AMTC’s account with LBP includes a short-term loan line and seven term loans, most of which were taken from UCPB which has been folded into the state lender. LBP noted that AMTC loans had been restructured on Dec. 23, 2019 and Sept. 30, 2022. To secure the loans, AMTC used as collateral 12 ships it uses for its operations, among other assets.
Wait-and-see
The local cement industry has adopted a wait-and-see stance before moving on with its expansion and modernization programs.
This attitude is highly justified.
Of the industry’s roughly 52 million installed capacity, capacity utilization is around 70 to 80 percent, translating to an availability of about 36 million tons of locally produced cement. Local demand for cement, meanwhile, as of last year was around 35 million tons which means that Philippine cement manufacturers are more than capable of meeting demand.
Unfortunately, at least for the past six years, cement imports have been on a meteoric rise. Last year, imports reached about 7.6 million tons. Add that to the 36 million tons of domestically produced cement or a total supply of around 44 million tons. With local demand at 35 million tons, then clearly there is a glut or excessive supply of cement in the country of about nine million tons.
About 80 to 85 percent of imports are from local companies and traders, including Philcement which is said to have imported two million tons, Fortem Cement Corp., Davao Trading and Cohaco Merchandising.
We don’t need to import cement.
Vietnam is the largest exporter of cement to the Philippines, accounting for around 97 percent of cement being brought into the country. In fact, the Philippines is Vietnam’s biggest market for its cement. Vietnam is said to have an installed capacity of 150 million tons while its local demand is only 60 million tons. Their manufacturers, many of which are state-owned companies, have to get rid of that oversupply one way or the other. And that is where dumping comes in.
The Philippine government has imposed definitive anti-dumping duties on several Vietnamese exporters to the Philippines beginning March of last year ranging from 2.33 percent to 23.33 percent depending on the exporting company. These are imposed on ordinary Portland Cement Type 1 and Blended Cement Type 1P and would remain in effect for five years.
Late last year, there were separate petitions to the Tariff Commission from the Department of Trade and Industry and some of the country’s biggest cement manufacturers to expand the anti-dumping duties to additional cement types and manufacturers, in particular Blended Cement Type 1T.
Unfortunately, these anti-dumping duties are imposed only on a number of Vietnamese exporters who supply about 20 percent of cement being exported to the Philippines.
Anti-dumping duties are imposed on top of the regular import duties when these imported products are found to be the subject of dumping, meaning it is being sold at a price lower than their normal market value, causing harm to domestic producers in the importing country. The imposition is done after the Tariff Commission determines that there is proof of dumping and substantial injury to the domestic industry and after determination that the anti-dumping measure complies with World Trade Organization Rules. Dumping is considered as an unfair trade practice.

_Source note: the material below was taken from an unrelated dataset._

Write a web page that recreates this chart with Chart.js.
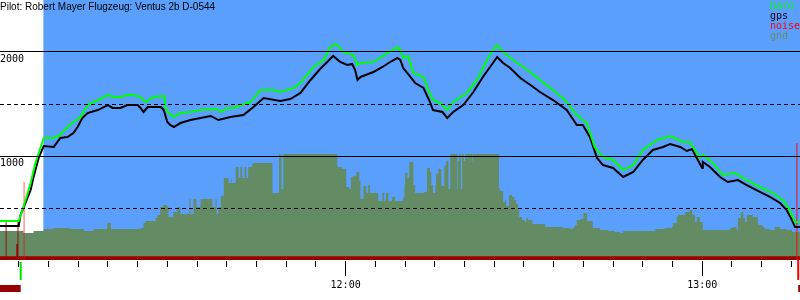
<!DOCTYPE html>
<html>
<head>
<meta charset="utf-8">
<script src="https://cdn.jsdelivr.net/npm/chart.js@4.4.1/dist/chart.umd.min.js"></script>
<style>
  html, body { margin: 0; padding: 0; background: #fff; }
</style>
</head>
<body>
<canvas id="flug" width="800" height="300"></canvas>
<script>
// Zeit in Minuten relativ zu 12:00, Hoehe in m
const title = 'Pilot: Robert Mayer Flugzeug: Ventus 2b D-0544';
const timeRange = [-58.15, 76.45];
const flightStart = -50.85;          // blauer Bereich ab hier
const takeoff = -54.67;
const landing = 76.15;
const hourTicks = [0, 60];
const hourLabels = ['12:00', '13:00'];
const altLabels = [1000, 2000];
const legendNames = ['baro', 'gps', 'noise', 'gnd'];

const baro = [
  [-58.2,375],[-55.0,375],[-54.2,510],[-53.0,740],[-52.2,933],[-51.3,1087],[-50.8,1173],[-49.1,1173],
  [-48.0,1202],[-46.8,1279],[-45.8,1327],[-44.6,1375],[-43.4,1490],[-42.4,1519],[-41.2,1548],[-40.0,1587],
  [-39.0,1567],[-37.9,1567],[-36.7,1587],[-35.7,1587],[-34.5,1567],[-33.7,1519],[-32.3,1567],[-30.8,1577],
  [-30.5,1577],[-30.3,1462],[-29.8,1413],[-28.9,1375],[-27.8,1413],[-26.1,1423],[-24.4,1442],[-21.6,1452],
  [-21.0,1423],[-19.9,1462],[-18.9,1462],[-16.0,1519],[-14.3,1635],[-12.1,1635],[-11.0,1615],[-8.8,1654],
  [-7.6,1702],[-5.4,1856],[-3.7,1923],[-2.6,2048],[-1.7,2077],[-1.2,2058],[-0.4,2000],[1.3,1971],
  [2.0,1875],[2.5,1894],[4.7,1904],[7.0,1990],[8.7,2048],[9.2,2019],[9.7,1942],[10.5,1962],
  [11.4,1798],[13.1,1760],[13.9,1635],[14.7,1538],[15.9,1510],[17.1,1442],[18.1,1519],[20.4,1606],
  [22.1,1731],[23.8,1923],[24.8,2019],[25.5,2067],[26.5,2000],[28.2,1923],[29.4,1875],[31.1,1808],
  [32.7,1731],[34.9,1635],[36.9,1538],[38.9,1394],[40.6,1317],[41.9,1087],[43.3,990],[45.0,962],
  [46.7,865],[48.4,913],[50.0,1058],[52.4,1154],[54.6,1192],[56.8,1135],[57.9,1135],[59.6,981],
  [60.1,1010],[61.8,933],[63.5,817],[65.5,837],[67.5,769],[69.7,702],[71.9,644],[73.6,577],
  [74.7,481],[75.6,365],[76.6,365]
];

const gps = [
  [-58.2,327],[-55.0,327],[-54.7,433],[-54.2,500],[-53.0,673],[-52.5,798],[-51.6,990],[-50.8,1096],
  [-49.1,1087],[-48.0,1173],[-46.8,1183],[-45.8,1221],[-45.1,1279],[-44.3,1365],[-43.4,1413],[-41.7,1442],
  [-40.0,1490],[-39.2,1462],[-37.9,1462],[-36.7,1490],[-35.0,1490],[-34.5,1462],[-34.0,1423],[-33.3,1471],
  [-31.1,1471],[-30.6,1442],[-30.0,1327],[-29.5,1298],[-28.9,1279],[-27.8,1317],[-26.1,1346],[-24.4,1365],
  [-22.7,1385],[-21.4,1346],[-19.4,1375],[-17.2,1394],[-15.5,1471],[-13.8,1558],[-11.0,1529],[-9.3,1548],
  [-7.6,1606],[-5.9,1731],[-4.3,1836],[-3.1,1904],[-2.1,1962],[-0.9,1904],[0.3,1875],[1.1,1885],
  [1.6,1827],[2.0,1731],[2.5,1760],[4.7,1808],[6.2,1856],[7.5,1904],[8.7,1942],[9.2,1923],
  [9.7,1846],[10.9,1760],[11.7,1702],[13.1,1654],[14.2,1519],[14.7,1442],[16.3,1423],[17.1,1365],
  [18.1,1423],[19.8,1490],[21.5,1615],[23.1,1760],[24.3,1856],[25.5,1952],[26.5,1894],[27.7,1846],
  [29.4,1750],[31.1,1683],[32.7,1615],[34.9,1538],[37.2,1442],[38.9,1298],[39.9,1298],[41.1,1183],
  [42.3,981],[43.3,913],[45.0,885],[46.7,798],[48.4,846],[50.0,962],[51.7,1058],[53.4,1087],
  [54.6,1115],[56.3,1087],[57.4,1048],[58.3,1067],[58.8,1010],[60.0,885],[60.1,942],[61.3,894],
  [63.0,798],[64.3,750],[66.0,769],[67.5,721],[69.7,654],[71.4,606],[73.1,548],[74.2,481],
  [75.1,385],[75.6,317],[76.6,317]
];

// Treppenstufen: Wert gilt ab dem Zeitpunkt bis zum naechsten
const gnd = [
  [-58.2,279],[-54.2,260],[-52.5,279],[-50.8,298],[-49.1,308],[-46.3,298],[-44.0,279],[-42.4,298],
  [-40.1,356],[-39.5,298],[-37.0,298],[-34.5,308],[-34.0,356],[-33.7,375],[-32.0,404],[-31.7,433],
  [-31.2,510],[-30.7,529],[-30.0,510],[-29.8,413],[-29.0,462],[-28.3,510],[-27.8,442],[-26.3,587],
  [-26.1,442],[-25.6,587],[-25.1,510],[-24.4,587],[-22.4,510],[-21.9,587],[-21.7,442],[-21.4,510],
  [-21.0,615],[-20.5,788],[-19.7,740],[-19.3,788],[-19.2,740],[-18.5,894],[-18.0,788],[-17.7,894],
  [-17.4,788],[-17.0,894],[-16.7,788],[-16.4,894],[-15.7,933],[-12.3,644],[-11.2,1019],[-10.8,683],
  [-10.5,1019],[-1.4,894],[-0.6,875],[0.1,702],[0.6,683],[0.9,798],[1.3,808],[1.8,846],
  [2.3,760],[2.5,587],[3.0,712],[3.5,644],[3.8,721],[4.1,644],[5.5,567],[6.2,644],
  [6.5,567],[6.8,644],[7.2,567],[7.8,606],[8.3,567],[9.7,606],[9.9,721],[10.0,837],
  [10.4,788],[10.7,942],[11.4,721],[11.7,644],[13.2,654],[13.7,885],[14.2,846],[14.4,721],
  [14.7,644],[15.1,721],[15.2,827],[15.6,875],[16.1,712],[16.6,904],[16.9,952],[17.3,683],
  [17.6,1019],[18.8,683],[18.9,952],[19.1,1019],[19.4,683],[19.6,1019],[19.9,952],[20.1,1019],
  [21.3,952],[21.4,1019],[25.8,683],[26.0,663],[26.5,558],[26.8,577],[27.0,519],[27.5,625],
  [28.0,606],[28.4,577],[28.7,538],[29.0,481],[29.2,413],[29.7,385],[30.2,365],[30.4,404],
  [30.7,385],[31.4,346],[33.6,317],[36.6,308],[37.8,298],[38.3,317],[38.6,337],[38.9,385],
  [39.5,394],[40.0,452],[40.6,375],[41.6,308],[42.8,288],[44.2,279],[45.3,269],[46.2,260],
  [46.7,279],[52.1,298],[53.7,308],[54.9,317],[55.1,356],[55.7,413],[55.9,433],[57.1,462],
  [57.9,481],[58.3,433],[58.8,365],[59.1,413],[59.6,365],[60.1,288],[63.8,288],[64.7,308],
  [65.2,317],[65.8,288],[66.0,404],[66.5,462],[66.9,404],[67.2,365],[67.5,433],[68.5,413],
  [69.4,337],[70.2,317],[70.5,298],[71.4,288],[72.2,317],[73.1,298],[74.2,288],[75.1,269],
  [76.6,269]
];

const noiseLow = [[-58.2,35],[-57.2,365],[-57.05,35],[-55.4,155],[-55.2,365],[-55.05,35],[76.6,35]];
const noise = [[-54.2,750],[-54.05,0],[75.85,1125],[76.05,0]];

const pts = arr => arr.map(([t, v]) => ({ x: t, y: v }));
const monoFont = { family: '"DejaVu Sans Mono", monospace', size: 10 };

const extras = {
    id: 'extras',
    beforeDatasetsDraw(chart) {
        const { ctx, chartArea: a, scales: { x } } = chart;
        const x0 = x.getPixelForValue(flightStart);
        ctx.save();
        ctx.fillStyle = '#5a9ffc';
        ctx.fillRect(x0, a.top, a.right - x0, a.bottom - a.top);
        ctx.restore();
    },
    afterDraw(chart) {
        const { ctx, chartArea: a, scales: { x } } = chart;
        const xs = x.getPixelForValue(takeoff);
        const xl = x.getPixelForValue(landing);
        ctx.save();
        // Bodenzeit vor Start / nach Landung
        ctx.fillStyle = '#990000';
        ctx.fillRect(a.left, a.bottom + 25, xs - a.left, 7);
        ctx.fillRect(xl, a.bottom + 25, a.right - xl, 7);
        // Start- und Landemarke
        ctx.lineWidth = 2;
        ctx.strokeStyle = '#00dd00';
        ctx.beginPath(); ctx.moveTo(xs, a.bottom + 2); ctx.lineTo(xs, a.bottom + 20); ctx.stroke();
        ctx.strokeStyle = '#ff0000';
        ctx.beginPath(); ctx.moveTo(xl, a.bottom); ctx.lineTo(xl, a.bottom + 20); ctx.stroke();
        // Titel
        ctx.fillStyle = '#000';
        ctx.textBaseline = 'alphabetic';
        ctx.textAlign = 'left';
        ctx.font = '10px "Liberation Sans", Arial, sans-serif';
        ctx.fillText(title, 0, 10);
        // Legende
        ctx.font = '10px "DejaVu Sans Mono", monospace';
        legendNames.forEach((name, i) => {
            const ds = chart.data.datasets.find(d => d.label === name);
            ctx.fillStyle = ds.legendColor;
            ctx.fillText(name, 770, 9 + i * 10);
        });
        ctx.restore();
    }
};

new Chart(document.getElementById('flug'), {
    type: 'line',
    data: {
        datasets: [
            { label: 'baro', data: pts(baro), borderColor: '#00ff00', legendColor: '#00ff00',
              borderWidth: 2, pointRadius: 0, fill: false },
            { label: 'gps', data: pts(gps), borderColor: '#000000', legendColor: '#000000',
              borderWidth: 2, pointRadius: 0, fill: false },
            { label: 'noise', data: pts(noise), stepped: true, borderWidth: 0, pointRadius: 0,
              backgroundColor: '#ff0000', legendColor: '#ff0000', fill: 'origin' },
            { label: 'noiseLow', data: pts(noiseLow), stepped: true, borderWidth: 0, pointRadius: 0,
              backgroundColor: '#990000', fill: 'origin' },
            { label: 'gnd', data: pts(gnd), stepped: true, borderWidth: 0, pointRadius: 0,
              backgroundColor: '#648c64', legendColor: '#648c64', fill: 'origin' }
        ]
    },
    options: {
        responsive: false,
        animation: false,
        events: [],
        layout: { padding: { left: 0, right: 0, top: 0, bottom: 6 } },
        plugins: {
            legend: { display: false },
            tooltip: { enabled: false },
            title: { display: false }
        },
        scales: {
            x: {
                type: 'linear',
                min: timeRange[0],
                max: timeRange[1],
                afterFit: s => { s.paddingLeft = 0; s.paddingRight = 0; },
                border: { display: false },
                grid: {
                    drawOnChartArea: false,
                    drawTicks: true,
                    tickLength: 16,
                    tickColor: '#000',
                    tickWidth: 1,
                    tickBorderDash: c => (c.tick && hourTicks.includes(c.tick.value)) ? [0, 1, 16, 10] : [0, 1, 6, 30]
                },
                ticks: {
                    stepSize: 5,
                    includeBounds: false,
                    autoSkip: false,
                    maxRotation: 0,
                    padding: 3,
                    color: '#000',
                    font: monoFont,
                    callback: v => {
                        const i = hourTicks.indexOf(v);
                        return i < 0 ? '' : hourLabels[i];
                    }
                }
            },
            y: {
                min: 0,
                max: 2500,
                afterFit: s => { s.paddingTop = 0; s.paddingBottom = 0; },
                border: {
                    display: false,
                    dash: c => (c.tick && c.tick.value % 1000) ? [4, 3] : []
                },
                grid: {
                    z: 1,
                    drawTicks: false,
                    lineWidth: 1,
                    color: c => (c.tick && c.tick.value > 0 && c.tick.value < 2500) ? '#000' : 'rgba(0,0,0,0)'
                },
                ticks: {
                    stepSize: 500,
                    mirror: true,
                    padding: 0,
                    labelOffset: 7,
                    color: '#000',
                    font: monoFont,
                    callback: v => altLabels.includes(v) ? String(v) : ''
                }
            }
        }
    },
    plugins: [extras]
});
</script>
</body>
</html>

The imposition of anti-dumping duties on about 20 percent of the cement being brought into the country, however, has not and will not completely address the burgeoning problem of oversupply.

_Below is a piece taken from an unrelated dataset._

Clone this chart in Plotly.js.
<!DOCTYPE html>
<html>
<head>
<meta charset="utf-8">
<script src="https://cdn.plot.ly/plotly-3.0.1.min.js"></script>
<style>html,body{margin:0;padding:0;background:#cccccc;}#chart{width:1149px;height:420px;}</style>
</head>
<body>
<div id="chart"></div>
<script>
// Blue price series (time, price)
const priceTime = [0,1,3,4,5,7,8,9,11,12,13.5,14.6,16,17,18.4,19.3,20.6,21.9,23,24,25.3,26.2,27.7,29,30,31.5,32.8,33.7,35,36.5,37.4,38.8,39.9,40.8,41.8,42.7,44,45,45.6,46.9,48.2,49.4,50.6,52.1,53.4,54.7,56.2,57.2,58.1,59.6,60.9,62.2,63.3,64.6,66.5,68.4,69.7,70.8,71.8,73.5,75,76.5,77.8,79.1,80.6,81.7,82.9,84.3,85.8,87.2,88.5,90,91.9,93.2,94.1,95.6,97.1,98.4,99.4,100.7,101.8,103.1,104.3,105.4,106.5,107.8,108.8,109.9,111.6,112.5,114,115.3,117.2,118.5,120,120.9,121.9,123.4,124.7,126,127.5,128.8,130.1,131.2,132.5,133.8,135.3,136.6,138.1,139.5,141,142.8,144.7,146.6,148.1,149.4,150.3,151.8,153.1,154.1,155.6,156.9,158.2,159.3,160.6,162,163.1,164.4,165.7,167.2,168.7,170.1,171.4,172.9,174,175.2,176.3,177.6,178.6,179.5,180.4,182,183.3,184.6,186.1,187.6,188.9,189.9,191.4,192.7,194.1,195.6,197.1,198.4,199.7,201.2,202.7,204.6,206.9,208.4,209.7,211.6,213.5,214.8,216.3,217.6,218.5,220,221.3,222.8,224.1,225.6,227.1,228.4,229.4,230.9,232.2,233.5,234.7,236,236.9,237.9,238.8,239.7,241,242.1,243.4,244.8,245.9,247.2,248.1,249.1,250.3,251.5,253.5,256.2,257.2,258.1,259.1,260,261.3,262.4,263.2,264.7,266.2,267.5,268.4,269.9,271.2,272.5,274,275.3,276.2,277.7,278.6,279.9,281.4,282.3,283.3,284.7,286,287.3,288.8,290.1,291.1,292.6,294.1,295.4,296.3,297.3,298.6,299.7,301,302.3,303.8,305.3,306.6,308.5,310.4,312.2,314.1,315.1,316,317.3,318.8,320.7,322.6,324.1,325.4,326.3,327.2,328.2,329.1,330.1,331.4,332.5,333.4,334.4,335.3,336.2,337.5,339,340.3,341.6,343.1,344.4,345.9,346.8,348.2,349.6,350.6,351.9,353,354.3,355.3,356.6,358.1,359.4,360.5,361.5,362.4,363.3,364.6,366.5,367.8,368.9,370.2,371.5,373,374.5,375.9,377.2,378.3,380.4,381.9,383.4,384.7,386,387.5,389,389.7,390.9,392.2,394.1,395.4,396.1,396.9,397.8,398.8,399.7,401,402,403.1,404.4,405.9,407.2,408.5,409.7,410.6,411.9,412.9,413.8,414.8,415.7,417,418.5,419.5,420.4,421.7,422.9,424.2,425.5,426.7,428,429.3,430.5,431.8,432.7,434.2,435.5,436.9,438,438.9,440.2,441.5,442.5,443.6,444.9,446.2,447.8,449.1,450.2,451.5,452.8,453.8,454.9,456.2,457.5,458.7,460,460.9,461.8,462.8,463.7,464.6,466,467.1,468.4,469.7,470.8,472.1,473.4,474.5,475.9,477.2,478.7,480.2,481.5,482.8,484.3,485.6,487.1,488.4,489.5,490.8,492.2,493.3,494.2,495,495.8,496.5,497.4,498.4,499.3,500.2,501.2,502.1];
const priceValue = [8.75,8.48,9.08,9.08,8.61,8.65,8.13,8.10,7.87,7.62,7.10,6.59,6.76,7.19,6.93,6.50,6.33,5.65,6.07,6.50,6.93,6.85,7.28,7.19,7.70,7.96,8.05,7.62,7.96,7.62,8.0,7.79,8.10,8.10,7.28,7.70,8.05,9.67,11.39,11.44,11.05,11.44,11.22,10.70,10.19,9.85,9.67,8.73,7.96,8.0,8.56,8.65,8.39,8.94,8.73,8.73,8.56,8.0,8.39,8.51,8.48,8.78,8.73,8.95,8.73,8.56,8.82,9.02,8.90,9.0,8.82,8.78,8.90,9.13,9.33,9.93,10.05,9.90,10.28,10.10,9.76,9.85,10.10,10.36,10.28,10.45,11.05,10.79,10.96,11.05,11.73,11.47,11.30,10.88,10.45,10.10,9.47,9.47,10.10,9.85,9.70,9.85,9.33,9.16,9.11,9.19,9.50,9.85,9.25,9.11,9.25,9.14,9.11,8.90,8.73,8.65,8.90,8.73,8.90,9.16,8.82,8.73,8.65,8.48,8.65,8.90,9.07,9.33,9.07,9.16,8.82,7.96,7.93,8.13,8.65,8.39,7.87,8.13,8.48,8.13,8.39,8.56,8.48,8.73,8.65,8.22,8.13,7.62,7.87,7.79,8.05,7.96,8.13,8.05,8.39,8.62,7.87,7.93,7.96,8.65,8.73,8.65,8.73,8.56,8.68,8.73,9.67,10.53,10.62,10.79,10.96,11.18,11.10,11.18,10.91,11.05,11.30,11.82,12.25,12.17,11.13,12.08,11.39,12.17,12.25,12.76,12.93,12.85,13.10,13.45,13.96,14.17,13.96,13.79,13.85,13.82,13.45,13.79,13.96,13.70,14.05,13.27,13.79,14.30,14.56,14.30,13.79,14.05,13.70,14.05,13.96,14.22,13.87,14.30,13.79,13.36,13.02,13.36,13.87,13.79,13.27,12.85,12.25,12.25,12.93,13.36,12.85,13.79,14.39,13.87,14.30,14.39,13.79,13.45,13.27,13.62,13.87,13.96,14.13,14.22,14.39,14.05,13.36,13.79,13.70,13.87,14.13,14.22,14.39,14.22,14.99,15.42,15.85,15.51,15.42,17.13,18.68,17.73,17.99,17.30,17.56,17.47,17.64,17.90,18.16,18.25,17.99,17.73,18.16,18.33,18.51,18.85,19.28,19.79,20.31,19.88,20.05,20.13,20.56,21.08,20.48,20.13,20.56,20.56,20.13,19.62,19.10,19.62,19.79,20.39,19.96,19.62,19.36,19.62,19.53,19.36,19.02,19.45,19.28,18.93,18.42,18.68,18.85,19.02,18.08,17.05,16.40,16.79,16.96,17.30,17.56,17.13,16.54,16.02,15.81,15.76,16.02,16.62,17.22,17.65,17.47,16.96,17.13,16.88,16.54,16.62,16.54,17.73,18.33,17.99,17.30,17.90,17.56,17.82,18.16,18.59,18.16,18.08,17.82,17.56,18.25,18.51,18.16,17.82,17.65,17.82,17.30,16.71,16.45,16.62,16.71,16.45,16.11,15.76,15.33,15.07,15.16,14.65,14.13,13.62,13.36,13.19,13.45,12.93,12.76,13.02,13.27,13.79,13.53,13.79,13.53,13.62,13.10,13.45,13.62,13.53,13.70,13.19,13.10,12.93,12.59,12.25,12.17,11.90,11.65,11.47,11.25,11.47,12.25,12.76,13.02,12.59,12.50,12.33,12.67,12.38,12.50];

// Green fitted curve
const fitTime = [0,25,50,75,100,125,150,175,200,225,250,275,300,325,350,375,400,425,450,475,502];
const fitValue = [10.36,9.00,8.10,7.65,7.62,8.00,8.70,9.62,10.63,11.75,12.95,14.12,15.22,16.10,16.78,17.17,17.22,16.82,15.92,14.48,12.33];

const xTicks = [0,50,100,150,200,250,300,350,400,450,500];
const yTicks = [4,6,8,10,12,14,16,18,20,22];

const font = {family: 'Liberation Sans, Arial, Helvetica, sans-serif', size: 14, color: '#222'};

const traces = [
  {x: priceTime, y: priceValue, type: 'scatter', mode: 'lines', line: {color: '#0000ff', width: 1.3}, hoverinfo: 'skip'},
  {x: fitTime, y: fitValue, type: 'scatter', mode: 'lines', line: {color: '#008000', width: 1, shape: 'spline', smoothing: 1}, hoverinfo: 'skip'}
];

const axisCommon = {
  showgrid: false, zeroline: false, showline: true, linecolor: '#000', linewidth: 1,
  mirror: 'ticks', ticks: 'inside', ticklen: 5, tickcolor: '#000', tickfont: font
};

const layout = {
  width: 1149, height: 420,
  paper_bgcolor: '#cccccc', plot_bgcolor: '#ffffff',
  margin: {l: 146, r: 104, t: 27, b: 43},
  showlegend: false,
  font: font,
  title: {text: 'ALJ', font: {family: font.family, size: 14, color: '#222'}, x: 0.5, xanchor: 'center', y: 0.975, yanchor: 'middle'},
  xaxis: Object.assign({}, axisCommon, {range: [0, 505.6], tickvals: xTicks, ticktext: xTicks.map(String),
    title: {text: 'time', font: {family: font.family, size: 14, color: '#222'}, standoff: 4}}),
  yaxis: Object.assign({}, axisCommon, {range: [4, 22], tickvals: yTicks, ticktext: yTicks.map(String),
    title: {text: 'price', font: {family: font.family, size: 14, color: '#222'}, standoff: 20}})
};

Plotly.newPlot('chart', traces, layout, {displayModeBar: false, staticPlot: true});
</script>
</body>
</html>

It is for this reason that our DTI has initiated a preliminary safeguard measures investigation on the importation of cement not only in Vietnam but also other countries as well. This could result in the imposition of provisional safeguard duties for a period of 200 days pending further investigation by the Tariff Commission for the slapping of definitive safeguard duties on top of the regular import duties and anti-dumping duties.

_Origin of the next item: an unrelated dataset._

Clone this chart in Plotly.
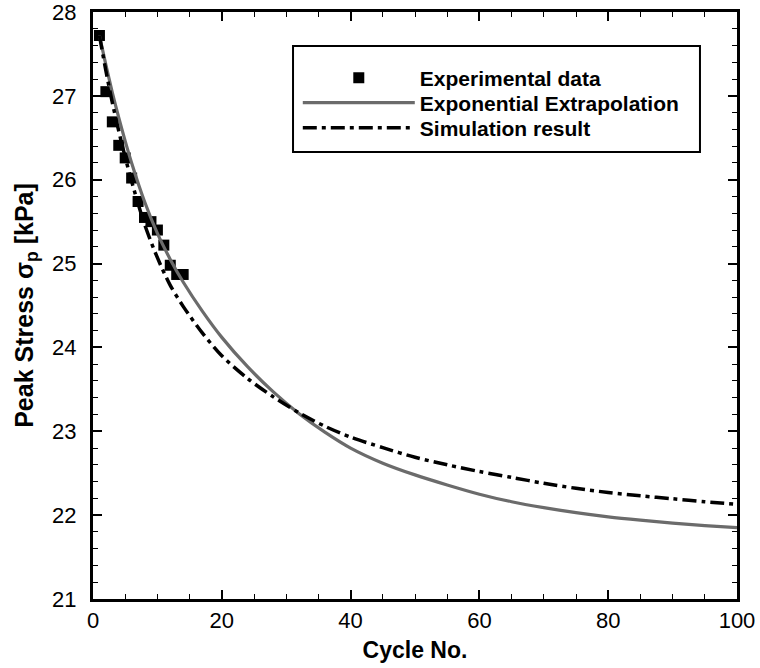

According to the DTI, cement imports increased by 10 percent in 2020, by 17 percent in 2021, by five percent in 2023, and by 52 percent during the first half of 2024. From cement imports of 5.33 million tons in 2019, this has gone up to over seven million tons.
Unlike dumping duties, safeguard measures are imposed if the volume of imports of a product are found to be of such quantity that it becomes injurious or threatens to injure the domestic industry for the like product.
While the situation may appear to be beneficial for those using cement in the short run, the reality is that not only are we getting imported cement whose quality is questionable; the ramifications of losing a vital industry such as cement manufacturing are huge, not only in terms of loss of direct and indirect jobs, loss of taxes paid by cement manufacturers and other allied and industries that indirectly rely on it, among others. Because of the oversupply situation, capacity utilization of local cement makers is said to be down to 60 percent, which means less work and pay for many of their workers.
It would also be good if both our national and local governments as well as their contractors start buying only local cement. After all, they account for around 40 percent of demand for cement. The Tatak Pinoy Act after all mandates the government to prioritize locally produced goods and services in its procurement activities. Let’s hope that the rules of the newly enacted law will include government contractors as well.